No question, it’s one of the greatest musicals ever written, but My Fair Lady has never been one of my favourites. It’s got a glorious score, and an impeccably well-constructed, unusually literate book, but there’s something slightly uncomfortable about the show’s treatment of its working-class heroine (I have the same difficulties with Pygmalion), and about the central assumption that faking upper-class speech and manners will make Eliza a better person than she is at the beginning of the show (we all know the story, I’m not going to write a synposis here). I also, I’m afraid, have a long-standing aversion to chirpy dancing cockney costermongers, to the extent that if someone starts tap-dancing with their thumbs up I’m liable to break out in a rash. I admire the show very much, but I’ve never quite warmed to it.
That is, until yesterday afternoon, when I saw Daniel Evans‘ glorious revival at the Crucible Theatre in Sheffield. No, he hasn’t cut the chirpy cockneys, and no, he hasn’t changed a word of the script, and the things that make me slightly uncomfortable are certainly still there. He also never directs his actors to act around the material, which is how, for example, the National Theatre solved the problem of the final scene of Lady in the Dark. Instead, he’s done something far more interesting: via clever casting and an unusually intelligent approach to the text, he’s given us a My Fair Lady in which Eliza, by the end of the show, is every bit Higgins’ equal. This is the only version of My Fair Lady I’ve ever seen, on stage or on film, in which a continuing relationship (marriage) between Higgins and Eliza after the end of the show is not only plausible but believable.
A great deal of credit has to go to his two leads. Dominic West is a little younger than Higgins is usually cast, which helps; he’s also a formidable stage actor with a surprisingly durable singing voice which helps him to provide Higgins’ mostly talk-sung songs with some additional (and very welcome) light and shade. More importantly, West’s Higgins is essentially a slightly spoiled, overgrown public schoolboy, an upper-class intellectual geek who has difficulty relating to anyone other than other upper-class intellectual geeks. There’s a childishness to his petulance that makes him surprisingly appealing; when Eliza walks out, he crumbles, and his “I’ve Grown Accustomed to her Face” is extremely moving. He’s giving a very, very fine performance.
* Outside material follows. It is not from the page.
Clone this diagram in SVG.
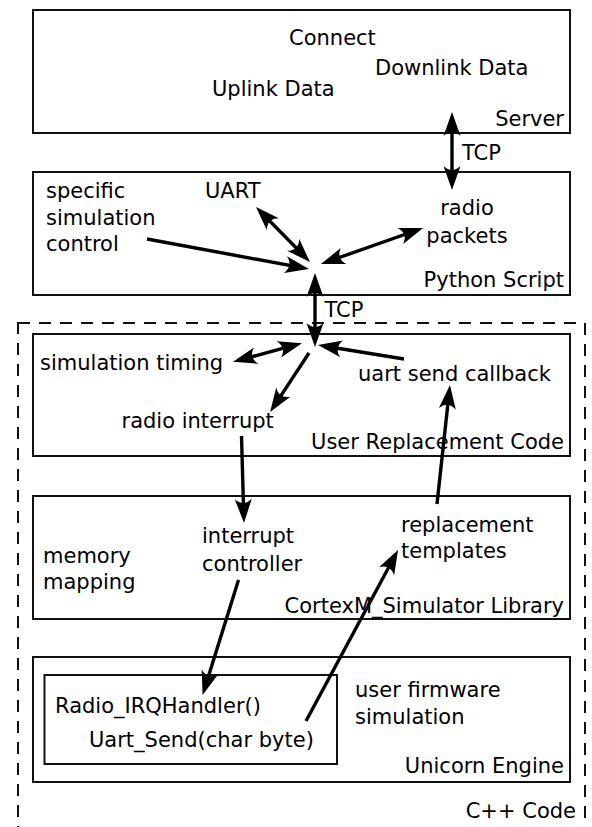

He’s matched – and surpassed – by Carly Bawden’s extraordinary Eliza. Bawden is equally convincing as cockney guttersnipe and princess, negotiates Loewe’s demanding music with magnificent ease – her rapturous “I Could Have Danced All Night” alone is worth the cost of the ticket and train fare to Sheffield – but she, too, finds something more interesting than usual in her role. As Bawden’s Eliza learns, she grows in stature, to the point where by the end of the show she is every bit Higgins’ equal in intellect, if not in book-learning. When she confronts Higgins after the Embassy ball, she brings real fire to the scene, and she follows through with a blazing “Show Me”. And in the final scene, when Higgins again asks for his slippers, she stands opposite him, not moving, imitating his stance, as if to provoke him. This is an Eliza who, from that moment on, is going to give every bit as good as she gets. Bawden is a relative newcomer – though she was also memorably good in Kneehigh’s staging of The Umbrellas of Cherbourg last year – but she’s a name to watch. She has a glorious voice, comic timing that seems to be guided by laser, and enormous presence, and her work here is dazzling. If there’s any justice, this is a star-making performance, and it deserves a far wider audience than a five-week run in Sheffield.
But then, all the performances are terrific, from Anthony Calf’s good-humoured Pickering to Louis Maskell’s gloriously sung Freddy. There’s a cast of twenty-two – huge for a regional production – and they do an impeccably tight job of Alastair Little’s witty choreography. It would have been nice to have more than twelve musicians in the pit, but reduced orchestrations are inevitable in a regional theatre, and these are done tastefully enough. Paul Wills’ deceptively simple set offers only two basic settings – Higgins’ study, and a colonnaded space that can be Covent Garden market, a ballroom, a street, or Mrs. Higgins’ conservatory, depending on how it’s dressed – but the sumptuous costumes and Tim Mitchell’s subtle lighting combine to ensure that this is always a handsome production to look at.
Remarkably, it’s Daniel Evans’ first major musical as director; it won’t be his last, because this is a tremendously assured debut. It’s a difficult show with two formidably difficult central roles, but this My Fair Lady is an absolute triumph.